Ken a 80 ans, et il continue à explorer tranquillement l’humanité, ses travers, ses lâchetés, ses absurdités, ses héroïsmes et ses joies aussi. Lui et Paul Laverty, son compère depuis vingt ans, construisent leurs portraits avec la force et la tranquillité de ceux qui savent ce qu’ils veulent faire et comment le faire, et qui savent surtout qu’ils n’ont pas besoin d’en faire des tonnes s’ils parviennent à capturer une forme de réalité. Aussi bien côté scénario que réalisation, on ne trouvera donc pas ici de spectaculaires démonstrations ou d’astucieux effets de manche ; le film repose sur la simplicité, l’accessibilité, et une irréprochable honnêteté, ses pères s’effaçant totalement derrière leurs sujets.
Fondamentalement tragique, il ressemble parfois à une descente aux enfers parfaitement orchestrée par une administration impeccablement mécanique ; mais, comme toutes les situations désespérées, il n’est pas exempt d’humour, s’offrant des moments réellement tordants comme celui où Daniel, devant l’obstination du Pôle Emploi local, décide de porter l’affaire dans la rue. La relation entre Daniel et Katie, qui repose sur un mélange de filiation morale, d’admiration, de pitié et de solidarité face au sordide, est également fort réussie : elle aussi montre un pan de réalité — les petites gens qui s’entraident pour tenter de survivre à la machine.

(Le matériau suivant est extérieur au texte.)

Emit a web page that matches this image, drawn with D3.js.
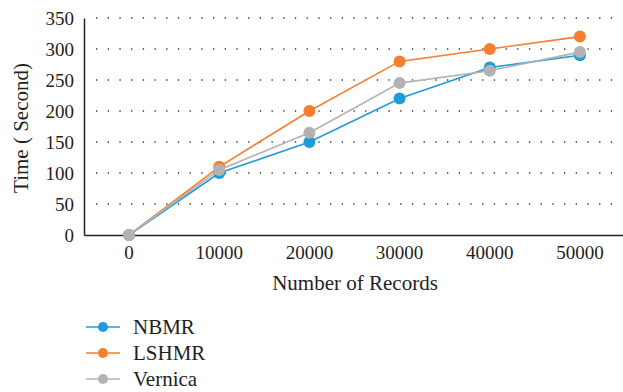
<!DOCTYPE html>
<html><head><meta charset="utf-8">
<script src="https://cdn.jsdelivr.net/npm/d3@7"></script>
<style>body{margin:0;background:#fff}svg{display:block}text{font-family:"Liberation Serif","Times New Roman",serif;fill:#231f20}</style>
</head><body><svg id="c" width="623" height="392"></svg>
<script>
const categories = ["0","10000","20000","30000","40000","50000"];
const seriesNames = ["NBMR","LSHMR","Vernica"];
const nbmr = [0,100,150,220,270,290];
const lshmr = [0,110,200,280,300,320];
const vernica = [0,105,165,245,265,295];
const yTicks = [0,50,100,150,200,250,300,350];
const colors = ["#1f9bdb","#f57f2f","#b2b2b4"];

const series = [nbmr, lshmr, vernica];
const svg = d3.select("#c");
const L = 84, R = 625, T = 18, B = 235;
const x = d3.scaleBand().domain(categories).range([L, R]);
const y = d3.scaleLinear().domain([0,350]).range([B, T]);

// gridlines
svg.append("g").selectAll("line").data(yTicks.filter(d=>d>0)).join("line")
  .attr("x1", 96).attr("x2", 616)
  .attr("y1", d=>y(d)).attr("y2", d=>y(d))
  .attr("stroke","#333").attr("stroke-width",1.3).attr("stroke-dasharray","1.3,10.4");

// axes
const ya = d3.axisLeft(y).tickValues(yTicks).tickSize(0).tickPadding(10);
const yg = svg.append("g").attr("transform",`translate(${L},0)`).call(ya);
yg.select(".domain").attr("stroke","#231f20").attr("stroke-width",1.5);
yg.selectAll("text").attr("font-size",19).style("font-family","Liberation Serif").attr("dy","0.35em");

const xa = d3.axisBottom(x).tickSize(0).tickPadding(11);
const xg = svg.append("g").attr("transform",`translate(0,${B})`).call(xa);
xg.select(".domain").attr("stroke","#231f20").attr("stroke-width",1.5);
xg.selectAll("text").attr("font-size",19).style("font-family","Liberation Serif");

svg.append("text").attr("x",355).attr("y",290).attr("text-anchor","middle").attr("font-size",21).text("Number of Records");
svg.append("text").attr("transform","translate(28,128) rotate(-90)").attr("text-anchor","middle").attr("font-size",21).text("Time ( Second)");

const line = d3.line().x((d,i)=>x(categories[i])+x.bandwidth()/2).y(d=>y(d));
series.forEach((s,k)=>{
  const g = svg.append("g");
  g.append("path").attr("d",line(s)).attr("fill","none").attr("stroke",colors[k]).attr("stroke-width",1.6);
  g.selectAll("circle").data(s).join("circle")
    .attr("cx",(d,i)=>x(categories[i])+x.bandwidth()/2).attr("cy",d=>y(d)).attr("r",6).attr("fill",colors[k]);
});

// legend
const lg = svg.append("g");
seriesNames.forEach((n,k)=>{
  const yy = 327 + k*26;
  lg.append("line").attr("x1",86).attr("x2",120).attr("y1",yy).attr("y2",yy).attr("stroke",colors[k]).attr("stroke-width",1.6);
  lg.append("circle").attr("cx",103).attr("cy",yy).attr("r",5).attr("fill",colors[k]);
  lg.append("text").attr("x",133).attr("y",yy).attr("dy","0.35em").attr("font-size",21).text(n);
});
</script></body></html>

Globalement, Moi, Daniel Blake est donc un véritable petit bijou. Une réserve ? Oui, une : le finale un peu trop convenu — bien fichu, mais convenu. D’autant plus dommage que la scène qui l’ouvre est exemplaire d’ironie absurde et qu’on aurait aisément pu trouver une conclusion un peu plus grinçante, moins donneuse de leçons. Mais ça n’empêche que c’est un film à voir, surtout si vous avez parfois affaire à Pôle Emploi ou à la Sécurité sociale et cherchez un peu de réconfort.